Blogueiro controvertido do portal Yahoo, Tognolli é amigo de policiais federais e tido como mitômano. Ele e Malu ouviram os relatos de Vana e chegaram a um catatau de 423 páginas. A Matrix não quis revelar se obtiveram adiantamento, mas isso é praxe em lançamentos grandes. Vana afirma não ter levado nada.

Para ela, o objetivo de “Bem-vindo ao Inferno” — frase com a qual recebeu Abdelmassih no aeroporto de Cumbica após sua captura —, não é representar todas as pessoas atacadas pelo monstro.

“Se eu quiser escrever um livro sobre culinária e você publicar antes de mim, isso é errado? Livro possui patente? Acho que qualquer um pode escrever, principalmente se for uma autobiografia. É sobre a minha vida, a história da minha mãe, o estupro que sofri e a caçada ao Roger”, explicou Vana, com a voz embargada.
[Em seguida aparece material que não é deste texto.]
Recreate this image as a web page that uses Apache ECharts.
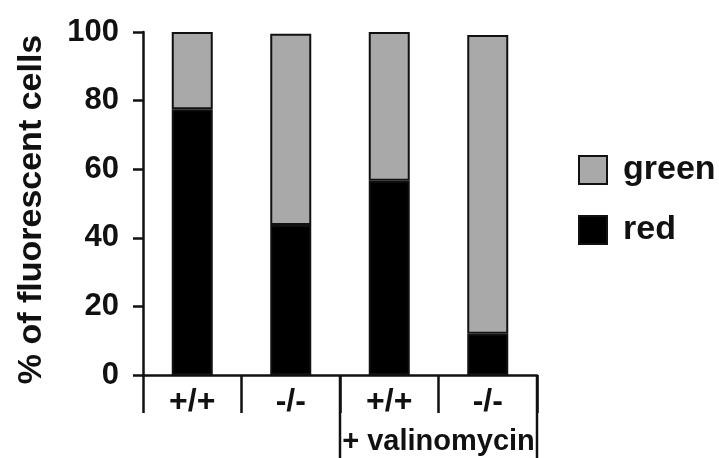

Roger Abdelmassih ainda a assombra.  “Quando você tem uma cicatriz, isso é uma dor sem cura. Eu não estou curada. Nenhuma vítima de violência sexual se recupera completamente disso. Quando você sofre um acidente de carro, se você tem um grande corte na pele é necessário fazer uma plástica. E não existe mágica nisso. Mexer em uma cicatriz significa movê-la para um lugar que não é visível no seu corpo. Essa é uma metáfora do que sofri”.

Ela lamenta que tenha de sair da cidade: “Queria ficar com minha filha aqui em São Paulo e com o meu marido”.

No processo, Helena Leardini terá uma audiência de conciliação, mas a ex-amiga afirma que jamais vai procurá-la sozinha, sem auxílio judicial. “Pode ser que ela não seja penalizada pelas calúnias que posta. Eu não tenho intenção de colocá-la na cadeia, nem as demais vítimas que participaram dessas conversas. Mas parece que elas podem falar o que bem entendem e fica por isso mesmo”, diz.

Depois do que sofreram nas mãos de um criminoso, Vana e outras presas são novamente castigadas, desta vez numa fogueira de vaidades criada por elas mesmas.